▸ **Collected material**:
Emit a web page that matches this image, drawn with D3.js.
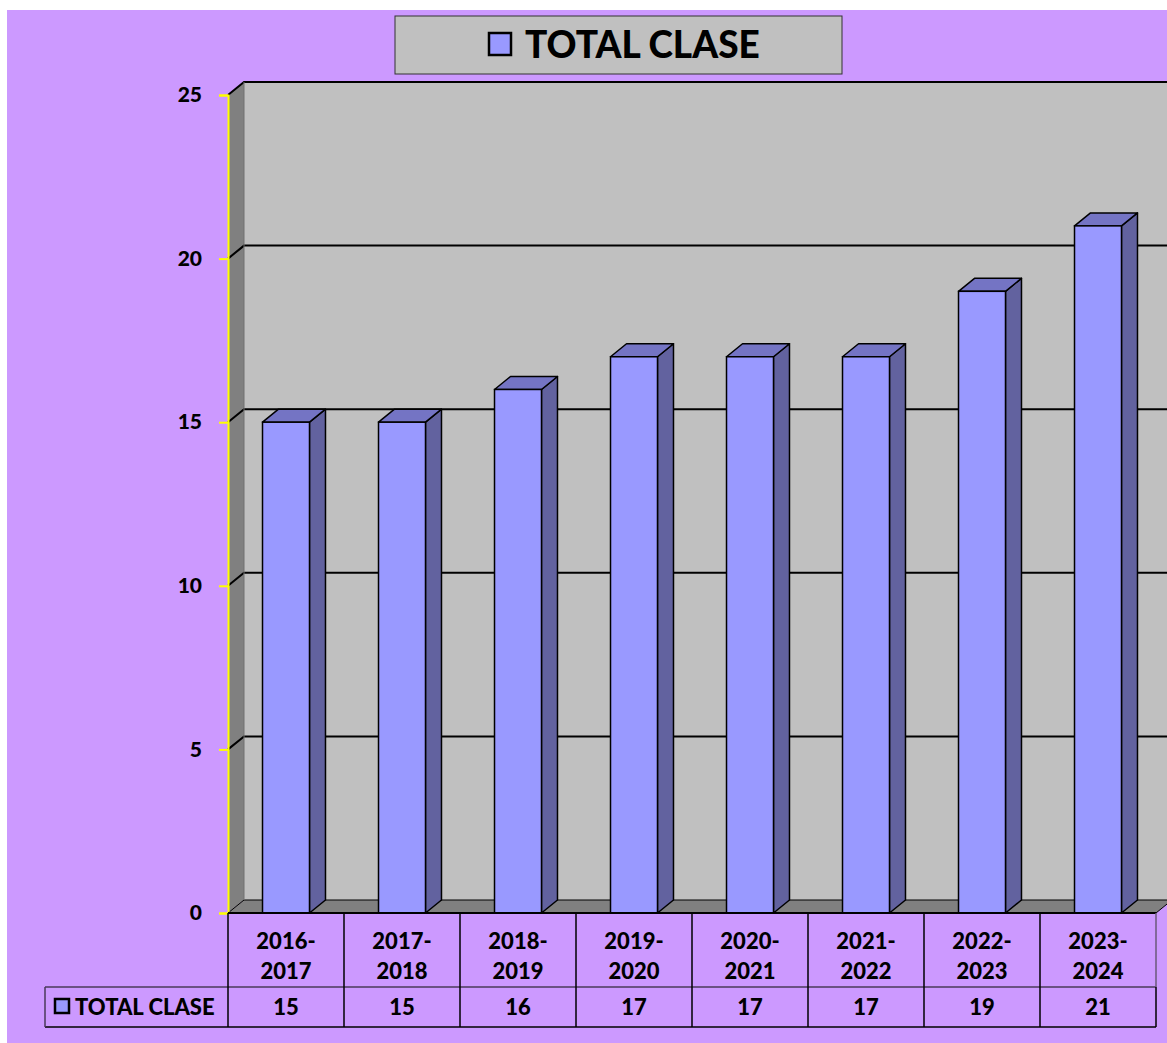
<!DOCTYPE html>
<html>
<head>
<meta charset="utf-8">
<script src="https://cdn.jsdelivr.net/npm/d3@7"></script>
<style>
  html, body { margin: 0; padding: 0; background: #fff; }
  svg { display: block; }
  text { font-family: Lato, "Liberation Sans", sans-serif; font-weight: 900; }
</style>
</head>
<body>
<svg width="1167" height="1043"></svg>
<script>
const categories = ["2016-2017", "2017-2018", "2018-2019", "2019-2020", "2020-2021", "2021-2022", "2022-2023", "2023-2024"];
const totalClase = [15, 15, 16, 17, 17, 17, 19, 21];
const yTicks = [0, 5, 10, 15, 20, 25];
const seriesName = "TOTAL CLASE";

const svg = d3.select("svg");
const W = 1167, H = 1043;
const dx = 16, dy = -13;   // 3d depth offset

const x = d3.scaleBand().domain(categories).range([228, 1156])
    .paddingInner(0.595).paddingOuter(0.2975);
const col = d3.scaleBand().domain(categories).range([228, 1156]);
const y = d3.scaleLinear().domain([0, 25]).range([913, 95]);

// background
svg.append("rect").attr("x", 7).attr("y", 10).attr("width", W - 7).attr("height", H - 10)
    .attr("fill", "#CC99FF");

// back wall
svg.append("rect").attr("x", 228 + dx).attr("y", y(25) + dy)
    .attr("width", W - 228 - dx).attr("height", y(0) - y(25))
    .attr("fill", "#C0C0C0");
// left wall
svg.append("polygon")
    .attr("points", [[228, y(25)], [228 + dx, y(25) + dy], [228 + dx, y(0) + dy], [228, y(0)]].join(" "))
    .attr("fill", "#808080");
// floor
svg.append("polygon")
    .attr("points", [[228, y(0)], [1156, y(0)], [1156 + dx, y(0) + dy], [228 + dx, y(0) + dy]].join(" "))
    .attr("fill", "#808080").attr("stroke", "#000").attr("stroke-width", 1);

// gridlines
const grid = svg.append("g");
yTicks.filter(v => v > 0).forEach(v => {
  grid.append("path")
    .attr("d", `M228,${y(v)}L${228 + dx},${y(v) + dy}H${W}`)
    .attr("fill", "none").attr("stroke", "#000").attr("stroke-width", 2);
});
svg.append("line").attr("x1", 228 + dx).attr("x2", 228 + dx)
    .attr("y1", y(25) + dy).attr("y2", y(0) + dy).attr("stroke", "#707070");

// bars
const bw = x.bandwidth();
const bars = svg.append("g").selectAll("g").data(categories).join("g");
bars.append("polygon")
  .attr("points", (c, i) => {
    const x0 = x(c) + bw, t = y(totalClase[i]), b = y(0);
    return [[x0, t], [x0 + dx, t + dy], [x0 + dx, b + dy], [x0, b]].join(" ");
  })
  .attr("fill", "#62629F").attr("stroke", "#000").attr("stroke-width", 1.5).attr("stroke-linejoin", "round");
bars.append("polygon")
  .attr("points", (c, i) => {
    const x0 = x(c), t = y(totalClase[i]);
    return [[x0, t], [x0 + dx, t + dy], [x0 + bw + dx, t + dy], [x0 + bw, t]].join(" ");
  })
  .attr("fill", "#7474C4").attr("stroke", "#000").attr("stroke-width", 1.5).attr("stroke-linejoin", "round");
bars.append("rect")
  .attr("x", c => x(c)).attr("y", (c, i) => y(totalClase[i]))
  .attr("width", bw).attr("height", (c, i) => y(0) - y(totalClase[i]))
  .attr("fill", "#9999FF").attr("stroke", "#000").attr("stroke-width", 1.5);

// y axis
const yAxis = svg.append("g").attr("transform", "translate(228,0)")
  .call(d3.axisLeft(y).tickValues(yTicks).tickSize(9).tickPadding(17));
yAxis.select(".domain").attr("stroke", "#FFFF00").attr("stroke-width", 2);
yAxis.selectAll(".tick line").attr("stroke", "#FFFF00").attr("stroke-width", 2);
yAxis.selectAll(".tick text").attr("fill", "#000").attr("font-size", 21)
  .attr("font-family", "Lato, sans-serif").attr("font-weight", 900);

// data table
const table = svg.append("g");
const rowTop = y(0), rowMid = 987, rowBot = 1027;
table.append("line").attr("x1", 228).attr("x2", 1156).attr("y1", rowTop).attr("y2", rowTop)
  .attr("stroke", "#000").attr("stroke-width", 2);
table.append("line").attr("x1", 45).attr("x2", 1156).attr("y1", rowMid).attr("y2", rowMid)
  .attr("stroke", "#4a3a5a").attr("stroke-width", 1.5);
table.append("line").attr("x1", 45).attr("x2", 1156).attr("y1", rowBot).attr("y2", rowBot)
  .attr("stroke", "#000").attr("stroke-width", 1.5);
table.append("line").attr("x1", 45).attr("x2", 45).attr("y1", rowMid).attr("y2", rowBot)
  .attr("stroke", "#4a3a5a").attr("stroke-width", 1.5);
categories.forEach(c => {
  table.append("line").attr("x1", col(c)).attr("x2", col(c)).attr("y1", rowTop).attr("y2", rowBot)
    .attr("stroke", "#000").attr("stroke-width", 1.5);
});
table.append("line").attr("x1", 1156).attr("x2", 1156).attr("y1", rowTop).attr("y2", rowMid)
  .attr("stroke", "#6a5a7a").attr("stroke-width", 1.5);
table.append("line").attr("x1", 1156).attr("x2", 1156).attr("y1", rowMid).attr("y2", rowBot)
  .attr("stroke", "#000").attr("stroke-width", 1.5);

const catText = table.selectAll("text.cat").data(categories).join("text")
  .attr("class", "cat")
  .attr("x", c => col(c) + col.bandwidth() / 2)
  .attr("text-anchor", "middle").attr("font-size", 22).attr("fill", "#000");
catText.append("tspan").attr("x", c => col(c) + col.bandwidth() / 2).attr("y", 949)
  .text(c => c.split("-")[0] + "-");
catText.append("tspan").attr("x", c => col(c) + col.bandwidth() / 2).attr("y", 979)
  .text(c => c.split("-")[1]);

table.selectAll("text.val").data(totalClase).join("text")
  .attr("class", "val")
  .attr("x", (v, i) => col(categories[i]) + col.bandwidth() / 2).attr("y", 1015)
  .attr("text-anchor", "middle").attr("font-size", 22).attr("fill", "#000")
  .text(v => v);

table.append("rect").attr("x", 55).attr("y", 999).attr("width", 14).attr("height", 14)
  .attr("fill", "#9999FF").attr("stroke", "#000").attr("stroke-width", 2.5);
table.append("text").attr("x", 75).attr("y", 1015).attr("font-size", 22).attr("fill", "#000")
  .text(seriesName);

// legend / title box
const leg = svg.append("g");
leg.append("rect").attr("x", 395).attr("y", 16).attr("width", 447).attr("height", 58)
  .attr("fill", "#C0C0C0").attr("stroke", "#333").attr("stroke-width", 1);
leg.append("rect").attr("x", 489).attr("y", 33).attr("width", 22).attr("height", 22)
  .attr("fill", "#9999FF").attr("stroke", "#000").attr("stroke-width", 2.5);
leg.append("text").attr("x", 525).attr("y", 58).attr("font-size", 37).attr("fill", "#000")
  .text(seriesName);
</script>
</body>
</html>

▸ **Work instructions**:
Retype the whole listing, keeping every line identical and omitting all pictures.

▸ **Answer to the problem**:
Emit a web page that matches this image, drawn with D3.js.
<!DOCTYPE html>
<html>
<head>
<meta charset="utf-8">
<script src="https://cdn.jsdelivr.net/npm/d3@7"></script>
<style>
  html, body { margin: 0; padding: 0; background: #fff; }
  svg { display: block; }
  text { font-family: Lato, "Liberation Sans", sans-serif; font-weight: 900; }
</style>
</head>
<body>
<svg width="1167" height="1043"></svg>
<script>
const categories = ["2016-2017", "2017-2018", "2018-2019", "2019-2020", "2020-2021", "2021-2022", "2022-2023", "2023-2024"];
const totalClase = [15, 15, 16, 17, 17, 17, 19, 21];
const yTicks = [0, 5, 10, 15, 20, 25];
const seriesName = "TOTAL CLASE";

const svg = d3.select("svg");
const W = 1167, H = 1043;
const dx = 16, dy = -13;   // 3d depth offset

const x = d3.scaleBand().domain(categories).range([228, 1156])
    .paddingInner(0.595).paddingOuter(0.2975);
const col = d3.scaleBand().domain(categories).range([228, 1156]);
const y = d3.scaleLinear().domain([0, 25]).range([913, 95]);

// background
svg.append("rect").attr("x", 7).attr("y", 10).attr("width", W - 7).attr("height", H - 10)
    .attr("fill", "#CC99FF");

// back wall
svg.append("rect").attr("x", 228 + dx).attr("y", y(25) + dy)
    .attr("width", W - 228 - dx).attr("height", y(0) - y(25))
    .attr("fill", "#C0C0C0");
// left wall
svg.append("polygon")
    .attr("points", [[228, y(25)], [228 + dx, y(25) + dy], [228 + dx, y(0) + dy], [228, y(0)]].join(" "))
    .attr("fill", "#808080");
// floor
svg.append("polygon")
    .attr("points", [[228, y(0)], [1156, y(0)], [1156 + dx, y(0) + dy], [228 + dx, y(0) + dy]].join(" "))
    .attr("fill", "#808080").attr("stroke", "#000").attr("stroke-width", 1);

// gridlines
const grid = svg.append("g");
yTicks.filter(v => v > 0).forEach(v => {
  grid.append("path")
    .attr("d", `M228,${y(v)}L${228 + dx},${y(v) + dy}H${W}`)
    .attr("fill", "none").attr("stroke", "#000").attr("stroke-width", 2);
});
svg.append("line").attr("x1", 228 + dx).attr("x2", 228 + dx)
    .attr("y1", y(25) + dy).attr("y2", y(0) + dy).attr("stroke", "#707070");

// bars
const bw = x.bandwidth();
const bars = svg.append("g").selectAll("g").data(categories).join("g");
bars.append("polygon")
  .attr("points", (c, i) => {
    const x0 = x(c) + bw, t = y(totalClase[i]), b = y(0);
    return [[x0, t], [x0 + dx, t + dy], [x0 + dx, b + dy], [x0, b]].join(" ");
  })
  .attr("fill", "#62629F").attr("stroke", "#000").attr("stroke-width", 1.5).attr("stroke-linejoin", "round");
bars.append("polygon")
  .attr("points", (c, i) => {
    const x0 = x(c), t = y(totalClase[i]);
    return [[x0, t], [x0 + dx, t + dy], [x0 + bw + dx, t + dy], [x0 + bw, t]].join(" ");
  })
  .attr("fill", "#7474C4").attr("stroke", "#000").attr("stroke-width", 1.5).attr("stroke-linejoin", "round");
bars.append("rect")
  .attr("x", c => x(c)).attr("y", (c, i) => y(totalClase[i]))
  .attr("width", bw).attr("height", (c, i) => y(0) - y(totalClase[i]))
  .attr("fill", "#9999FF").attr("stroke", "#000").attr("stroke-width", 1.5);

// y axis
const yAxis = svg.append("g").attr("transform", "translate(228,0)")
  .call(d3.axisLeft(y).tickValues(yTicks).tickSize(9).tickPadding(17));
yAxis.select(".domain").attr("stroke", "#FFFF00").attr("stroke-width", 2);
yAxis.selectAll(".tick line").attr("stroke", "#FFFF00").attr("stroke-width", 2);
yAxis.selectAll(".tick text").attr("fill", "#000").attr("font-size", 21)
  .attr("font-family", "Lato, sans-serif").attr("font-weight", 900);

// data table
const table = svg.append("g");
const rowTop = y(0), rowMid = 987, rowBot = 1027;
table.append("line").attr("x1", 228).attr("x2", 1156).attr("y1", rowTop).attr("y2", rowTop)
  .attr("stroke", "#000").attr("stroke-width", 2);
table.append("line").attr("x1", 45).attr("x2", 1156).attr("y1", rowMid).attr("y2", rowMid)
  .attr("stroke", "#4a3a5a").attr("stroke-width", 1.5);
table.append("line").attr("x1", 45).attr("x2", 1156).attr("y1", rowBot).attr("y2", rowBot)
  .attr("stroke", "#000").attr("stroke-width", 1.5);
table.append("line").attr("x1", 45).attr("x2", 45).attr("y1", rowMid).attr("y2", rowBot)
  .attr("stroke", "#4a3a5a").attr("stroke-width", 1.5);
categories.forEach(c => {
  table.append("line").attr("x1", col(c)).attr("x2", col(c)).attr("y1", rowTop).attr("y2", rowBot)
    .attr("stroke", "#000").attr("stroke-width", 1.5);
});
table.append("line").attr("x1", 1156).attr("x2", 1156).attr("y1", rowTop).attr("y2", rowMid)
  .attr("stroke", "#6a5a7a").attr("stroke-width", 1.5);
table.append("line").attr("x1", 1156).attr("x2", 1156).attr("y1", rowMid).attr("y2", rowBot)
  .attr("stroke", "#000").attr("stroke-width", 1.5);

const catText = table.selectAll("text.cat").data(categories).join("text")
  .attr("class", "cat")
  .attr("x", c => col(c) + col.bandwidth() / 2)
  .attr("text-anchor", "middle").attr("font-size", 22).attr("fill", "#000");
catText.append("tspan").attr("x", c => col(c) + col.bandwidth() / 2).attr("y", 949)
  .text(c => c.split("-")[0] + "-");
catText.append("tspan").attr("x", c => col(c) + col.bandwidth() / 2).attr("y", 979)
  .text(c => c.split("-")[1]);

table.selectAll("text.val").data(totalClase).join("text")
  .attr("class", "val")
  .attr("x", (v, i) => col(categories[i]) + col.bandwidth() / 2).attr("y", 1015)
  .attr("text-anchor", "middle").attr("font-size", 22).attr("fill", "#000")
  .text(v => v);

table.append("rect").attr("x", 55).attr("y", 999).attr("width", 14).attr("height", 14)
  .attr("fill", "#9999FF").attr("stroke", "#000").attr("stroke-width", 2.5);
table.append("text").attr("x", 75).attr("y", 1015).attr("font-size", 22).attr("fill", "#000")
  .text(seriesName);

// legend / title box
const leg = svg.append("g");
leg.append("rect").attr("x", 395).attr("y", 16).attr("width", 447).attr("height", 58)
  .attr("fill", "#C0C0C0").attr("stroke", "#333").attr("stroke-width", 1);
leg.append("rect").attr("x", 489).attr("y", 33).attr("width", 22).attr("height", 22)
  .attr("fill", "#9999FF").attr("stroke", "#000").attr("stroke-width", 2.5);
leg.append("text").attr("x", 525).attr("y", 58).attr("font-size", 37).attr("fill", "#000")
  .text(seriesName);
</script>
</body>
</html>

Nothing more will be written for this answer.